Sometimes freed slaves and their advocates successfully prosecute their former slaveholders. But one woman in Niger is going even further: she’s suing the government.
Last week the BBC reported that Hadijatou Mani, who was sold as a 12-year-old concubine to a master who already had many wives, accuses the Niger government of not enforcing anti-slavery laws throughout the country.
What’s interesting about this case is that it imposes increased accountability on the government. Almost every country in the world outlaws slavery now, and yet there are an estimated 27 million slaves in the world.
It is easy to write a law on a piece of paper.
But if governments don’t make a real, substantial effort to enforce such laws, then complex factors like traditions of inequality and organized crime are not going to yield to a piece of paper.
Human rights groups estimate that there are still 43,000 people living in slavery in Niger.
Mauritania has only one railroad that stretches from the middle of the desert to the sea. And some cities are only reachable by driving miles down sandy beaches without roads, Kevin Bales reported in his book, Disposable People: New Slavery in the Global Economy.
But unlike most systems of slavery today, where people are usually enslaved and forced to work for a certain period of their lives, in Mauritania it is an institution more comparable to slavery of the American South.
While slavery has technically been illegal in the country since 1981, CNSNews.com quoted Anti-Slavery International’s claim that about 40 percent of the population are slaves. Rather than being acquired, sold, trafficked, and eventually discarded, Mauritanian slaves are born into slavery.
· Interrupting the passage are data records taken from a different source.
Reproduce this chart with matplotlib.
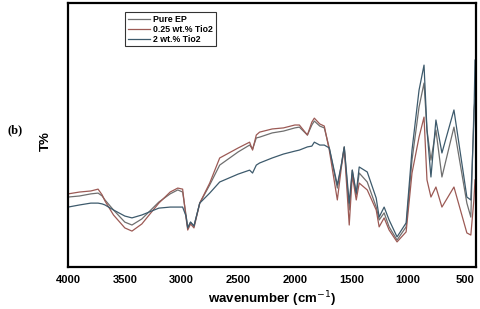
import numpy as np
import matplotlib
matplotlib.use("Agg")
import matplotlib.pyplot as plt

# Espectros FTIR (T% en unidades arbitrarias)
wavenumber = [4000, 3900, 3800, 3736, 3700, 3675, 3600, 3500, 3437, 3350,
              3200, 3100, 3033, 2990, 2960, 2945, 2920, 2890, 2839, 2751,
              2663, 2500, 2399, 2373, 2340, 2311, 2200, 2100, 2000, 1960,
              1889, 1850, 1828, 1780, 1740, 1696, 1625, 1590, 1564, 1520,
              1493, 1458, 1432, 1361, 1282, 1256, 1212, 1168, 1098, 1018,
              966, 904, 860, 834, 799, 755, 702, 596, 482, 447, 420, 410]

pure_ep = [26.5, 26.9, 27.7, 28.0, 26.9, 25.4, 21.6, 17.0, 15.9, 18.2,
           24.6, 27.7, 29.2, 28.4, 19.7, 14.8, 17.0, 15.5, 24.2, 31.1,
           38.6, 43.6, 46.2, 44.7, 48.9, 49.2, 50.8, 51.5, 52.7, 53.0,
           50.0, 53.8, 55.3, 53.4, 52.7, 45.1, 29.9, 38.6, 45.5, 21.6,
           36.7, 27.3, 35.6, 32.2, 22.7, 17.8, 20.5, 15.2, 10.2, 15.2,
           40.5, 60.6, 69.7, 51.9, 40.5, 51.9, 34.1, 53.0, 24.2, 18.9, 59.5, 63.3]

tio2_025 = [27.7, 28.4, 28.8, 29.5, 27.3, 25.0, 19.7, 14.8, 13.6, 16.3,
            24.2, 28.4, 29.9, 29.5, 18.6, 14.0, 16.3, 14.8, 24.2, 31.8,
            41.3, 45.1, 47.3, 44.3, 50.0, 51.1, 52.3, 52.7, 53.8, 53.8,
            50.0, 54.9, 56.4, 54.2, 53.4, 44.3, 25.4, 37.5, 45.1, 15.9,
            34.8, 25.4, 31.8, 29.2, 21.6, 15.2, 18.6, 14.0, 9.5, 13.3,
            35.6, 49.2, 56.8, 33.0, 26.5, 30.3, 22.7, 30.3, 12.9, 12.1, 25.4, 33.0]

tio2_2 = [22.7, 23.5, 24.2, 24.2, 23.9, 23.5, 21.6, 19.3, 18.6, 19.7,
          22.3, 22.7, 22.7, 22.7, 19.3, 14.8, 17.0, 15.5, 24.2, 28.0,
          32.2, 35.2, 36.7, 35.6, 38.6, 39.4, 41.3, 42.8, 43.9, 44.3,
          45.5, 45.8, 47.3, 46.2, 46.2, 45.1, 31.1, 38.6, 45.5, 24.2,
          36.7, 28.0, 37.9, 36.0, 26.1, 18.9, 22.7, 17.8, 11.4, 16.7,
          44.3, 67.0, 76.5, 51.9, 34.1, 55.7, 43.2, 59.5, 26.5, 25.4, 55.7, 78.4]

labels = ["Pure EP", "0.25 wt.% Tio2", "2 wt.% Tio2"]
colors = ["#6f6f6f", "#9c5a55", "#3d5a6c"]

plt.rcParams['font.family'] = ['Liberation Sans', 'DejaVu Sans']

fig = plt.figure(figsize=(4.8, 3.09), dpi=100)
ax = fig.add_axes([0.142, 0.136, 0.85, 0.854])

for y, lab, c in zip([pure_ep, tio2_025, tio2_2], labels, colors):
    ax.plot(wavenumber, y, color=c, lw=0.9, label=lab)

ax.set_xlim(4000, 400)
ax.set_ylim(0, 100)
ax.set_xticks([4000, 3500, 3000, 2500, 2000, 1500, 1000, 500])
ax.set_yticks([])
ax.tick_params(axis='x', length=0, pad=6, labelsize=8)
for lbl in ax.get_xticklabels():
    lbl.set_fontweight('bold')
for s in ax.spines.values():
    s.set_linewidth(1.6)

ax.set_xlabel("wavenumber (cm$^{-1}$)", fontsize=9.5, fontweight='bold', labelpad=3)
fig.text(0.095, 0.545, "T%", rotation=90, fontsize=9.5, fontweight='bold',
         ha='center', va='center')
fig.text(0.032, 0.578, "(b)", fontsize=9, fontweight='bold', ha='center', va='center',
         family=['Liberation Serif', 'DejaVu Serif'])

leg = ax.legend(loc='upper left', bbox_to_anchor=(0.14, 0.965), fontsize=6.3,
                frameon=True, fancybox=False, borderpad=0.3, labelspacing=0.1,
                handlelength=2.5, handletextpad=0.4, borderaxespad=0)
leg.get_frame().set_edgecolor('black')
leg.get_frame().set_linewidth(0.8)
for t in leg.get_texts():
    t.set_fontweight('bold')

fig.savefig("out.png", dpi=100)
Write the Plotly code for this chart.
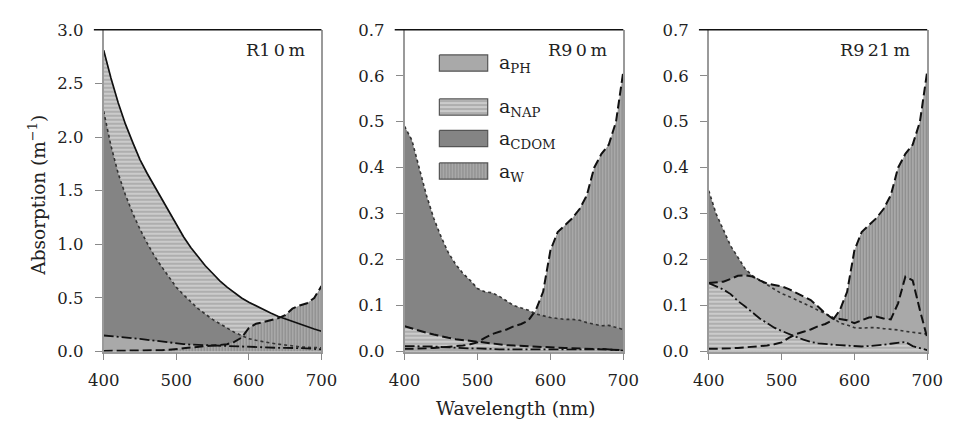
import plotly.graph_objects as go

WL = list(range(400, 701, 10))

WATER = [0.006, 0.006, 0.006, 0.007, 0.008, 0.009, 0.010, 0.011, 0.013, 0.016,
         0.020, 0.030, 0.038, 0.043, 0.048, 0.055, 0.060, 0.068, 0.090, 0.13,
         0.22, 0.26, 0.275, 0.29, 0.31, 0.34, 0.40, 0.43, 0.45, 0.50, 0.61]

# Panel R1 0 m
R1_NAP = [2.81, 2.55, 2.32, 2.12, 1.95, 1.79, 1.66, 1.54, 1.42, 1.30,
          1.18, 1.07, 0.97, 0.88, 0.80, 0.73, 0.66, 0.60, 0.55, 0.50,
          0.46, 0.425, 0.39, 0.36, 0.33, 0.305, 0.28, 0.255, 0.23, 0.21, 0.19]
R1_CDOM = [2.24, 1.92, 1.66, 1.46, 1.29, 1.14, 1.01, 0.89, 0.79, 0.69,
           0.60, 0.53, 0.46, 0.40, 0.35, 0.30, 0.26, 0.22, 0.18, 0.15,
           0.12, 0.105, 0.09, 0.08, 0.07, 0.06, 0.05, 0.045, 0.04, 0.037, 0.035]
R1_PH = [0.15, 0.145, 0.14, 0.132, 0.125, 0.118, 0.11, 0.10, 0.09, 0.082,
         0.075, 0.07, 0.065, 0.062, 0.06, 0.057, 0.055, 0.052, 0.05, 0.047,
         0.045, 0.042, 0.04, 0.038, 0.035, 0.035, 0.035, 0.035, 0.03, 0.025, 0.02]

# Panel R9 0 m
R9S_CDOM = [0.49, 0.46, 0.40, 0.34, 0.29, 0.25, 0.215, 0.19, 0.17, 0.155,
            0.137, 0.13, 0.128, 0.12, 0.11, 0.10, 0.095, 0.09, 0.082, 0.078,
            0.074, 0.072, 0.07, 0.07, 0.068, 0.063, 0.06, 0.056, 0.057, 0.052, 0.048]
R9S_NAP = [0.055, 0.05, 0.045, 0.041, 0.037, 0.033, 0.03, 0.027, 0.025, 0.023,
           0.021, 0.019, 0.017, 0.015, 0.014, 0.013, 0.012, 0.011, 0.010, 0.0095,
           0.009, 0.0085, 0.008, 0.0075, 0.007, 0.0065, 0.006, 0.0055, 0.005, 0.004, 0.003]
R9S_PH = [0.012, 0.012, 0.011, 0.011, 0.011, 0.010, 0.009, 0.008, 0.008, 0.007,
          0.007, 0.006, 0.006, 0.005, 0.005, 0.005, 0.004, 0.004, 0.004, 0.004,
          0.004, 0.004, 0.004, 0.004, 0.004, 0.004, 0.005, 0.006, 0.005, 0.003, 0.002]

# Panel R9 21 m
R9D_CDOM = [0.35, 0.30, 0.265, 0.23, 0.205, 0.18, 0.165, 0.155, 0.146, 0.135,
            0.126, 0.12, 0.113, 0.105, 0.098, 0.09, 0.082, 0.075, 0.062, 0.058,
            0.052, 0.051, 0.052, 0.052, 0.05, 0.049, 0.047, 0.044, 0.042, 0.04, 0.038]
R9D_PH = [0.149, 0.15, 0.152, 0.158, 0.165, 0.166, 0.163, 0.155, 0.148, 0.145,
          0.142, 0.136, 0.128, 0.12, 0.112, 0.098, 0.083, 0.072, 0.071, 0.068,
          0.062, 0.068, 0.074, 0.076, 0.072, 0.07, 0.105, 0.163, 0.155, 0.09, 0.03]
R9D_NAP = [0.149, 0.142, 0.135, 0.125, 0.11, 0.098, 0.085, 0.072, 0.062, 0.052,
           0.045, 0.038, 0.032, 0.026, 0.021, 0.018, 0.016, 0.015, 0.014, 0.013,
           0.011, 0.011, 0.012, 0.013, 0.015, 0.017, 0.019, 0.021, 0.012, 0.007, 0.003]

PANEL_LABELS = ["R1\u20090\u2009m", "R9\u20090\u2009m", "R9\u200921\u2009m"]
Y_MAX = [3.0, 0.7, 0.7]
Y_TICKS = [[0, 0.5, 1.0, 1.5, 2.0, 2.5, 3.0],
           [0, 0.1, 0.2, 0.3, 0.4, 0.5, 0.6, 0.7],
           [0, 0.1, 0.2, 0.3, 0.4, 0.5, 0.6, 0.7]]
X_TICKS = [400, 500, 600, 700]
LEGEND_NAMES = ["a<sub>PH</sub>", "a<sub>NAP</sub>", "a<sub>CDOM</sub>", "a<sub>W</sub>"]
LEGEND_KEYS = ["PH", "NAP", "CDOM", "W"]

FONT = "DejaVu Serif"
W, H = 958, 433

STYLE = {
    "PH": dict(fillcolor="#a9a9a9"),
    "CDOM": dict(fillcolor="#848484"),
    "NAP": dict(fillcolor="#c4c4c4",
                fillpattern=dict(shape="-", bgcolor="#cbcbcb", fgcolor="#8c8c8c",
                                 size=4, solidity=0.45)),
    "W": dict(fillcolor="#a0a0a0",
              fillpattern=dict(shape="|", bgcolor="#ababab", fgcolor="#686868",
                               size=3, solidity=0.4)),
}

LINE_SOLID = dict(color="#111111", width=1.7, dash="solid")
LINE_DOT = dict(color="#333333", width=1.6, dash="dot")
LINE_DASH = dict(color="#111111", width=2.0, dash="9px,4px")
LINE_DASHDOT = dict(color="#111111", width=1.8, dash="10px,3px,2px,3px")

# per panel: (key, values, line) listed in drawing order
PANELS = [
    [("NAP", R1_NAP, LINE_SOLID), ("CDOM", R1_CDOM, LINE_DOT),
     ("PH", R1_PH, LINE_DASHDOT), ("W", WATER, LINE_DASH)],
    [("W", WATER, LINE_DASH), ("CDOM", R9S_CDOM, LINE_DOT),
     ("NAP", R9S_NAP, LINE_DASH), ("PH", R9S_PH, LINE_DASHDOT)],
    [("W", WATER, LINE_DASH), ("CDOM", R9D_CDOM, LINE_DOT),
     ("PH", R9D_PH, LINE_DASH), ("NAP", R9D_NAP, LINE_DASHDOT)],
]

X_DOM_PX = [(90.7, 316.0), (402.0, 628.3), (716.7, 942.7)]
Y_DOM_PX = (21.7, 358.3)

fig = go.Figure()
layout = dict(width=W, height=H, margin=dict(l=0, r=0, t=0, b=0),
              paper_bgcolor="white", plot_bgcolor="rgba(0,0,0,0)", showlegend=False,
              font=dict(family=FONT, size=16, color="#222222"))
annotations = []
shapes = []

ydom = [(H - Y_DOM_PX[1]) / H, (H - Y_DOM_PX[0]) / H]

for i, panel in enumerate(PANELS):
    sfx = "" if i == 0 else str(i + 1)
    xa, ya = "x" + sfx, "y" + sfx
    for key, vals, line in panel:
        fig.add_trace(go.Scatter(x=WL, y=vals, xaxis=xa, yaxis=ya, mode="none",
                                 fill="tozeroy", hoverinfo="skip", **STYLE[key]))
    for key, vals, line in panel:
        fig.add_trace(go.Scatter(x=WL, y=vals, xaxis=xa, yaxis=ya, mode="lines",
                                 line=line, hoverinfo="skip"))
    x0, x1 = X_DOM_PX[i]
    layout["xaxis" + sfx] = dict(
        domain=[x0 / W, x1 / W], range=[400, 700], anchor=ya,
        tickvals=X_TICKS, ticks="outside", ticklen=7, tickcolor="#8a8a8a",
        showline=True, linecolor="#9a9a9a", linewidth=1.5, showgrid=False,
        zeroline=False, tickfont=dict(size=16.5, family=FONT, color="#222"),
        ticklabelstandoff=6)
    layout["yaxis" + sfx] = dict(
        domain=ydom, range=[0, Y_MAX[i]], anchor=xa,
        tickvals=Y_TICKS[i], tickformat=".1f", ticks="outside", ticklen=7,
        tickcolor="#8a8a8a", showline=True, linecolor="#9a9a9a", linewidth=1.5,
        mirror=True, showgrid=False, zeroline=False,
        tickfont=dict(size=16.5, family=FONT, color="#222"), ticklabelstandoff=8)
    shapes.append(dict(type="line", xref=xa + " domain", yref=ya + " domain",
                       x0=-0.045, x1=1.0, y0=1, y1=1,
                       line=dict(color="#111111", width=1.5)))
    annotations.append(dict(text=PANEL_LABELS[i], xref=xa + " domain",
                            yref=ya + " domain", x=0.935, y=0.938,
                            xanchor="right", yanchor="middle", showarrow=False,
                            font=dict(size=17.5, family=FONT, color="#222")))

# legend drawn inside the middle panel on an auxiliary axis (pixel units)
LEG_TOP_PX, LEG_BOT_PX = 44, 184
LEG_ROWS = [48, 94, 127, 161]
LEG_BOX_H = 17
LEG_BOX_W = 50
layout["xaxis4"] = dict(domain=[436 / W, 606 / W], range=[0, 170], visible=False,
                        anchor="y4", fixedrange=True)
layout["yaxis4"] = dict(domain=[(H - LEG_BOT_PX) / H, (H - LEG_TOP_PX) / H],
                        range=[LEG_BOT_PX, LEG_TOP_PX], visible=False,
                        anchor="x4", fixedrange=True)
for key, name, top in zip(LEGEND_KEYS, LEGEND_NAMES, LEG_ROWS):
    bx = [2, 2 + LEG_BOX_W, 2 + LEG_BOX_W, 2, 2]
    by = [top, top, top + LEG_BOX_H, top + LEG_BOX_H, top]
    fig.add_trace(go.Scatter(x=bx, y=by, xaxis="x4", yaxis="y4", fill="toself",
                             mode="lines", line=dict(color="#555555", width=1.2),
                             hoverinfo="skip", **STYLE[key]))
    annotations.append(dict(text=name, xref="x4", yref="y4", x=62,
                            y=top + LEG_BOX_H / 2 + 1, xanchor="left",
                            yanchor="middle", showarrow=False,
                            font=dict(size=19, family=FONT, color="#222")))

annotations.append(dict(text="Absorption (m<sup>\u22121</sup>)", xref="paper",
                        yref="paper", x=22 / W, y=(H - 195) / H, textangle=-90,
                        xanchor="center", yanchor="middle", showarrow=False,
                        font=dict(size=18.5, family=FONT, color="#222")))
annotations.append(dict(text="Wavelength (nm)", xref="paper", yref="paper",
                        x=517 / W, y=(H - 418) / H, xanchor="center",
                        yanchor="middle", showarrow=False,
                        font=dict(size=18.5, family=FONT, color="#222")))

layout["annotations"] = annotations
layout["shapes"] = shapes
fig.update_layout(**layout)
fig.write_html("out.html")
Much like black Americans in the antebellum South, they are not just forced to work because of unjust economics– there is a deep-seated mentality of OWNERSHIP.
Mauritania elected new leadership in 2007, and in August enacted new anti-slavery legislation, IRIN reported. But it’s going to take more than creating laws, Anti-Slavery International’s Romana Cacchioli said. It’s going to need some active enforcement.
“We don’t eradicate slavery just by introducing a law,” Cacchioli told IRIN. At the very least, the new law acknowledges that slavery does exist in Mauritania.
On March 23, the Mauritanian slave advocacy groups SOS Slaves’ founder Boubacar Messaoud told the Washington Post that it’s going to take more than a political overhaul to change the culture of slavery– it will be a slow and arduous process of transforming the psyches of both slave-owners and slaves themselves.
“Slavery has been perpetuated in Mauritania by the persistence of tradition, distorted notions of religious obligation … Slaves are unaware that they are entitled to equal rights and don’t know how to seek justice,” Nora Boustany wrote in the Washington Post.